**** DATASET SECTION ****
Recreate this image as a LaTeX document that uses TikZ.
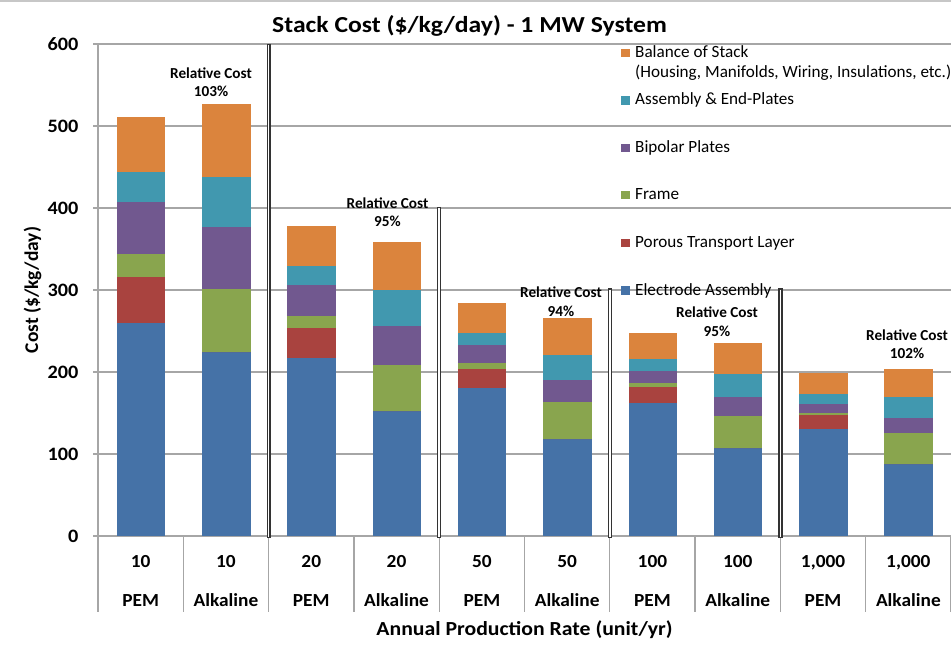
\documentclass[tikz,border=0pt]{standalone}
\usepackage{graphicx}
\usepackage{fontspec}
\setmainfont{Carlito}
\definecolor{cEA}{HTML}{4572A7}
\definecolor{cPTL}{HTML}{A9433F}
\definecolor{cFr}{HTML}{89A54E}
\definecolor{cBP}{HTML}{71588F}
\definecolor{cAEP}{HTML}{4198AF}
\definecolor{cBoS}{HTML}{DB843D}
\newcommand{\hstretch}[2]{\scalebox{#1}[1]{#2}}
\begin{document}
\begin{tikzpicture}[x=1bp,y=-1bp,
  grid/.style={draw=black!35, line width=1.3bp},
  ticklbl/.style={font=\fontsize{19}{19}\selectfont\bfseries, anchor=base east, inner sep=0pt},
  catlbl/.style={font=\fontsize{18.5}{18.5}\selectfont\bfseries, anchor=base, inner sep=0pt},
  rellbl/.style={font=\fontsize{15.3}{15.3}\selectfont\bfseries, anchor=base, inner sep=0pt},
  leglbl/.style={font=\fontsize{17.2}{17.2}\selectfont, anchor=base west, inner sep=0pt},
  axtitle/.style={font=\fontsize{20}{20}\selectfont\bfseries, anchor=base, inner sep=0pt},
  brkout/.style={draw=black!80, line width=4.2bp},
  brkin/.style={draw=white, line width=1.6bp}]
\useasboundingbox (0,0) rectangle (951,648);
\fill[white] (0,0) rectangle (951,648);
\draw[black!22, line width=1.5bp] (0,1) -- (951,1);
% gridlines
\foreach \v in {1,...,6} {
  \draw[grid] (93,{536-82*\v}) -- (951,{536-82*\v});
}
% tick labels
\foreach \v in {0,...,6} {
  \node[ticklbl] (tick\v) at (78.5,{536-82*\v+6.5}) {\hstretch{1.07}{\the\numexpr\v*100\relax}};
}
% axes and category separators
\draw[grid] (98,44) -- (98,612);
\draw[grid] (93,536) -- (951,536);
\foreach \k in {1,...,10} {
  \draw[grid] ({98+85.3*\k},536) -- ({98+85.3*\k},612);
}
% bars: cumulative tops EA, PTL, Frame, BP, AEP, BoS
\foreach \i/\a/\b/\c/\d/\e/\f in {
  0/259.4/316.2/344.3/407.7/443.5/510.6,
  1/224/224/301.2/377.2/438.2/526.8,
  2/217.4/254.0/268.3/306.1/328.9/378.4,
  3/152.4/152.4/208.5/256.5/300/358.9,
  4/180.1/203.3/210.6/232.6/247.2/284.1,
  5/118/118/163.0/190.2/220.7/265.5,
  6/162.6/182.1/187.0/201.2/215.5/247.2,
  7/106.9/106.9/146.3/169.1/197.2/235.7,
  8/130.9/147.6/150.4/161.3/172.8/198.4,
  9/87.8/87.8/125.2/143.5/169.1/203.3} {
  \pgfmathsetmacro\xl{98+85.3*\i+18.7}
  \pgfmathsetmacro\xr{\xl+48.5}
  \fill[cEA] (\xl,536) rectangle (\xr,{536-0.82*\a});
  \fill[cPTL] (\xl,{536-0.82*\a}) rectangle (\xr,{536-0.82*\b});
  \fill[cFr] (\xl,{536-0.82*\b}) rectangle (\xr,{536-0.82*\c});
  \fill[cBP] (\xl,{536-0.82*\c}) rectangle (\xr,{536-0.82*\d});
  \fill[cAEP] (\xl,{536-0.82*\d}) rectangle (\xr,{536-0.82*\e});
  \fill[cBoS] (\xl,{536-0.82*\e}) rectangle (\xr,{536-0.82*\f});
}
% category labels
\foreach \i/\n/\t in {0/10/PEM, 1/10/Alkaline, 2/20/PEM, 3/20/Alkaline,
  4/50/PEM, 5/50/Alkaline, 6/100/PEM, 7/100/Alkaline,
  8/{1{,}000}/PEM, 9/{1{,}000}/Alkaline} {
  \node[catlbl] (num\i) at ({98+85.3*\i+42.65},567) {\hstretch{1.05}{\n}};
  \node[catlbl] (tech\i) at ({98+85.3*\i+42.65},606) {\hstretch{1.05}{\t}};
}
% break markers
\foreach \x/\t in {268.6/44, 439.2/207, 609.8/288, 780.4/288} {
  \draw[brkout] (\x,\t) -- (\x,538);
  \draw[brkin] (\x,\t+1.5) -- (\x,536.5);
}
% relative cost labels
\foreach \j/\x/\y/\p in {1/211/78.3/103, 2/387.5/208.3/95, 3/561/297.3/94, 4/717/317.3/95, 5/907/340/102} {
  \node[rellbl] (rel\j) at (\x,\y) {Relative Cost};
  \node[rellbl] (pct\j) at (\x,\y+18.7) {\p\%};
}
% legend
\foreach \j/\y/\c/\t in {1/57.3/cBoS/Balance of Stack, 2/105/cAEP/Assembly \& End-Plates,
  3/152.3/cBP/Bipolar Plates, 4/199.3/cFr/Frame, 5/247.3/cPTL/Porous Transport Layer,
  6/295/cEA/Electrode Assembly} {
  \fill[\c] (621,\y-8.6) rectangle (630,\y);
  \node[leglbl] (leg\j) at (635,\y) {\t};
}
\node[leglbl] (leg1b) at (635,77.3) {(Housing, Manifolds, Wiring, Insulations, etc.)};
% titles
\node[axtitle, font=\fontsize{23}{23}\selectfont\bfseries] (title) at (469.5,33) {\hstretch{1.12}{Stack Cost (\$/kg/day) - 1 MW System}};
\node[axtitle] (xtitle) at (524.5,635) {\hstretch{1.09}{Annual Production Rate (unit/yr)}};
\node[axtitle, font=\fontsize{19.5}{19.5}\selectfont\bfseries, rotate=90] (ytitle) at (38,290) {Cost (\$/kg/day)};
\end{tikzpicture}
\end{document}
****
▶ GIVEN TASK:
Skipping the pictures, transcribe each line above exactly as it appears.

▶ FINISHED ANSWER:
Recreate this image as a LaTeX document that uses TikZ.
\documentclass[tikz,border=0pt]{standalone}
\usepackage{graphicx}
\usepackage{fontspec}
\setmainfont{Carlito}
\definecolor{cEA}{HTML}{4572A7}
\definecolor{cPTL}{HTML}{A9433F}
\definecolor{cFr}{HTML}{89A54E}
\definecolor{cBP}{HTML}{71588F}
\definecolor{cAEP}{HTML}{4198AF}
\definecolor{cBoS}{HTML}{DB843D}
\newcommand{\hstretch}[2]{\scalebox{#1}[1]{#2}}
\begin{document}
\begin{tikzpicture}[x=1bp,y=-1bp,
  grid/.style={draw=black!35, line width=1.3bp},
  ticklbl/.style={font=\fontsize{19}{19}\selectfont\bfseries, anchor=base east, inner sep=0pt},
  catlbl/.style={font=\fontsize{18.5}{18.5}\selectfont\bfseries, anchor=base, inner sep=0pt},
  rellbl/.style={font=\fontsize{15.3}{15.3}\selectfont\bfseries, anchor=base, inner sep=0pt},
  leglbl/.style={font=\fontsize{17.2}{17.2}\selectfont, anchor=base west, inner sep=0pt},
  axtitle/.style={font=\fontsize{20}{20}\selectfont\bfseries, anchor=base, inner sep=0pt},
  brkout/.style={draw=black!80, line width=4.2bp},
  brkin/.style={draw=white, line width=1.6bp}]
\useasboundingbox (0,0) rectangle (951,648);
\fill[white] (0,0) rectangle (951,648);
\draw[black!22, line width=1.5bp] (0,1) -- (951,1);
% gridlines
\foreach \v in {1,...,6} {
  \draw[grid] (93,{536-82*\v}) -- (951,{536-82*\v});
}
% tick labels
\foreach \v in {0,...,6} {
  \node[ticklbl] (tick\v) at (78.5,{536-82*\v+6.5}) {\hstretch{1.07}{\the\numexpr\v*100\relax}};
}
% axes and category separators
\draw[grid] (98,44) -- (98,612);
\draw[grid] (93,536) -- (951,536);
\foreach \k in {1,...,10} {
  \draw[grid] ({98+85.3*\k},536) -- ({98+85.3*\k},612);
}
% bars: cumulative tops EA, PTL, Frame, BP, AEP, BoS
\foreach \i/\a/\b/\c/\d/\e/\f in {
  0/259.4/316.2/344.3/407.7/443.5/510.6,
  1/224/224/301.2/377.2/438.2/526.8,
  2/217.4/254.0/268.3/306.1/328.9/378.4,
  3/152.4/152.4/208.5/256.5/300/358.9,
  4/180.1/203.3/210.6/232.6/247.2/284.1,
  5/118/118/163.0/190.2/220.7/265.5,
  6/162.6/182.1/187.0/201.2/215.5/247.2,
  7/106.9/106.9/146.3/169.1/197.2/235.7,
  8/130.9/147.6/150.4/161.3/172.8/198.4,
  9/87.8/87.8/125.2/143.5/169.1/203.3} {
  \pgfmathsetmacro\xl{98+85.3*\i+18.7}
  \pgfmathsetmacro\xr{\xl+48.5}
  \fill[cEA] (\xl,536) rectangle (\xr,{536-0.82*\a});
  \fill[cPTL] (\xl,{536-0.82*\a}) rectangle (\xr,{536-0.82*\b});
  \fill[cFr] (\xl,{536-0.82*\b}) rectangle (\xr,{536-0.82*\c});
  \fill[cBP] (\xl,{536-0.82*\c}) rectangle (\xr,{536-0.82*\d});
  \fill[cAEP] (\xl,{536-0.82*\d}) rectangle (\xr,{536-0.82*\e});
  \fill[cBoS] (\xl,{536-0.82*\e}) rectangle (\xr,{536-0.82*\f});
}
% category labels
\foreach \i/\n/\t in {0/10/PEM, 1/10/Alkaline, 2/20/PEM, 3/20/Alkaline,
  4/50/PEM, 5/50/Alkaline, 6/100/PEM, 7/100/Alkaline,
  8/{1{,}000}/PEM, 9/{1{,}000}/Alkaline} {
  \node[catlbl] (num\i) at ({98+85.3*\i+42.65},567) {\hstretch{1.05}{\n}};
  \node[catlbl] (tech\i) at ({98+85.3*\i+42.65},606) {\hstretch{1.05}{\t}};
}
% break markers
\foreach \x/\t in {268.6/44, 439.2/207, 609.8/288, 780.4/288} {
  \draw[brkout] (\x,\t) -- (\x,538);
  \draw[brkin] (\x,\t+1.5) -- (\x,536.5);
}
% relative cost labels
\foreach \j/\x/\y/\p in {1/211/78.3/103, 2/387.5/208.3/95, 3/561/297.3/94, 4/717/317.3/95, 5/907/340/102} {
  \node[rellbl] (rel\j) at (\x,\y) {Relative Cost};
  \node[rellbl] (pct\j) at (\x,\y+18.7) {\p\%};
}
% legend
\foreach \j/\y/\c/\t in {1/57.3/cBoS/Balance of Stack, 2/105/cAEP/Assembly \& End-Plates,
  3/152.3/cBP/Bipolar Plates, 4/199.3/cFr/Frame, 5/247.3/cPTL/Porous Transport Layer,
  6/295/cEA/Electrode Assembly} {
  \fill[\c] (621,\y-8.6) rectangle (630,\y);
  \node[leglbl] (leg\j) at (635,\y) {\t};
}
\node[leglbl] (leg1b) at (635,77.3) {(Housing, Manifolds, Wiring, Insulations, etc.)};
% titles
\node[axtitle, font=\fontsize{23}{23}\selectfont\bfseries] (title) at (469.5,33) {\hstretch{1.12}{Stack Cost (\$/kg/day) - 1 MW System}};
\node[axtitle] (xtitle) at (524.5,635) {\hstretch{1.09}{Annual Production Rate (unit/yr)}};
\node[axtitle, font=\fontsize{19.5}{19.5}\selectfont\bfseries, rotate=90] (ytitle) at (38,290) {Cost (\$/kg/day)};
\end{tikzpicture}
\end{document}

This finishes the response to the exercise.